Something about Ayers touches people who read the paper. People send their old instruments to Lopez to give to Ayers. In return, Lopez reaches out to a group home in a bad area of LA in the hopes that they can help Ayers in off the street, and perhaps get him to take medication. Ayers is resistant to everything that Lopez tries, but gradually, by baby steps, he starts to come along. In Lopez he has found a friend. Lopez is somewhat horrified by this. He has always been a selfish prick, and he doesn’t want to be responsible. But he cannot say no.
Downey, it must be said, is wonderful in the movie, and he keeps the movie from being boring.
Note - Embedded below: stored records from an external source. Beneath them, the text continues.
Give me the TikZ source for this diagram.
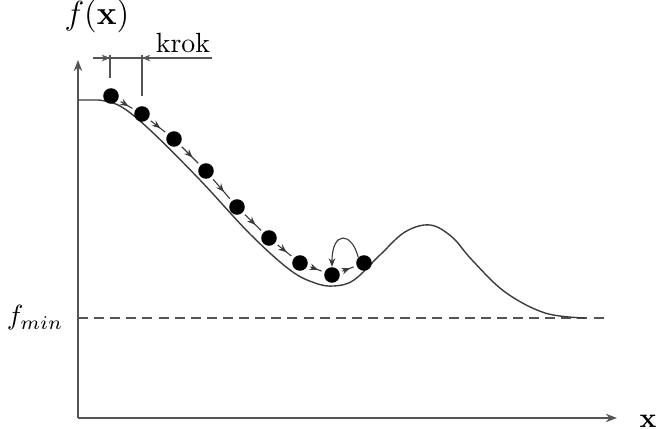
\documentclass[tikz,border=0pt]{standalone}
\usepackage{amsmath}
\usepackage{tikz}
\usetikzlibrary{arrows.meta,calc,decorations.markings}
\definecolor{AxisGray}{HTML}{555555}
\definecolor{CurveGray}{HTML}{3A3A3A}

\begin{document}
\begin{tikzpicture}[x=0.36pt, y=-0.36pt,
  axis/.style={draw=AxisGray, line width=0.6pt, -{Stealth[length=4pt,width=3pt]}},
  ball/.style={circle, fill=black, inner sep=0pt, minimum size=5.6pt},
  stepline/.style={draw=CurveGray, line width=0.4pt, shorten <=1pt, shorten >=1pt,
    postaction={decorate}, decoration={markings,
      mark=at position 0.62 with {\arrow{Stealth[length=3pt,width=2.4pt]}}}},
  lbl/.style={font=\normalsize, inner sep=1pt},
]
\useasboundingbox (0,0) rectangle (658,429);

%% ---- axes ----
\coordinate (o) at (78,418);
\coordinate (ytop) at (78,60);
\coordinate (xend) at (617,418);
\draw[axis] (o) -- (ytop);
\draw[axis] (o) -- (xend);
\node[lbl, font=\large] (fx) at (97,16) {$f(\mathbf{x})$};
\node[lbl] (xl) at (648,421) {$\mathbf{x}$};

%% ---- f_min level ----
\coordinate (fm0) at (78,318);
\coordinate (fm1) at (606,318);
\draw[AxisGray, line width=0.5pt, dash pattern=on 3.6pt off 2.2pt] (fm0) -- (fm1);
\node[lbl] (fmin) at (35,318) {$f_{min}$};

%% ---- function ----
\draw[CurveGray, line width=0.5pt] (78,100) -- (98,100)
  plot[smooth, tension=0.6] coordinates {(98,100) (120,106) (150,130) (200,180)
    (250,234) (290,270) (315,283) (334,286) (354,280) (380,255) (405,232)
    (430,225) (452,237) (472,260) (505,292) (545,313) (585,318)};

%% ---- step length ----
\coordinate (k0) at (93,58);
\coordinate (k1) at (212,58);
\coordinate (t0) at (110,78);
\coordinate (t1) at (142,96);
\draw[AxisGray, line width=0.5pt] (k0) -- (k1);
\draw[AxisGray, line width=0.5pt] (110,55) -- (t0);
\draw[AxisGray, line width=0.5pt] (142,55) -- (t1);
\draw[-{Stealth[length=3pt,width=2.4pt]}, AxisGray] (98,58) -- (110,58);
\draw[-{Stealth[length=3pt,width=2.4pt]}, AxisGray] (158,58) -- (142,58);
\node[lbl, anchor=south] (krok) at (183,56) {krok};

%% ---- iterations ----
\foreach \i/\x/\y in {1/111/96, 2/142/114, 3/174/139, 4/206/171, 5/237/207,
                      6/269/238, 7/300/263, 8/332/275, 9/364/263}
  \node[ball] (d\i) at (\x,\y) {};
\foreach \i/\j in {1/2, 2/3, 3/4, 4/5, 5/6, 6/7, 7/8, 8/9}
  \draw[stepline] (d\i) -- (d\j);
\draw[CurveGray, line width=0.4pt, -{Stealth[length=3pt,width=2.4pt]}]
  (d9.north west) .. controls (352,232) and (332,230) .. (d8.north);
\end{tikzpicture}
\end{document}
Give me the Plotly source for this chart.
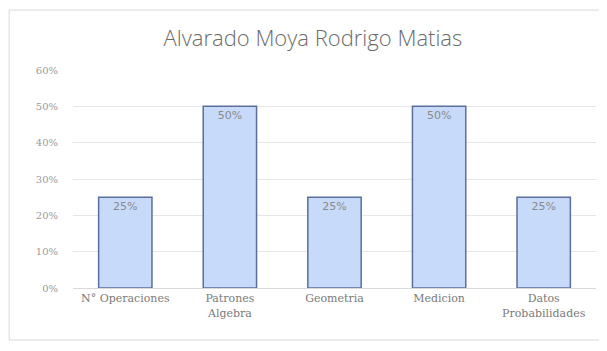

He doesn’t much resemble the real Lopez in terms of his personality, but the Lopez we see on screen is much more interesting. My guess is that after Downey was cast, they did some rewrites to make Lopez more Downey-like. The result is an interesting character and performance by Downey, but he’s stuck in a plot that just isn’t up to his level. The same could be said for Jamie Foxx is also quite good in the movie. Despite the fact that characters like this always win, or at least get nominated for Oscars, I have never been as impressed as some with the performances. They are, by necessity, one note. Foxx does precisely what he is supposed to do in the film. It’s not his fault that the character just isn’t that interesting. The rest of the cast is wasted, particularly Catherine Keener. She seems like a woman who is completely together, but then there is one scene where she gets drunk at a benefit and says things she shouldn’t. Nothing in the movie leading up this point makes us think that she’s an alcoholic or is troubled – and then the scene is never mentioned again. It’s a very odd scene. Tom Hollander also has a small role as a religious cellist who tries to give Ayers lessons – but the character is never developed enough to make sense.
The director of the movie is Joe Wright, whose previous two films, Pride and Prejudice and Atonement, were both great. He seems at home with the British countryside in period pieces. But in modern day Los Angeles, he is lost. He never captures the right look or feel for the movie, which seems to be based more on other movies, then the city itself.
The film ends up being a jumbled mess that never truly involves us, or makes us feel for the characters. The film just sits there on the screen, and while we are never really bored by it, we never truly care either. This should have been a good little “inspirational” drama, but it isn’t. It’s just there.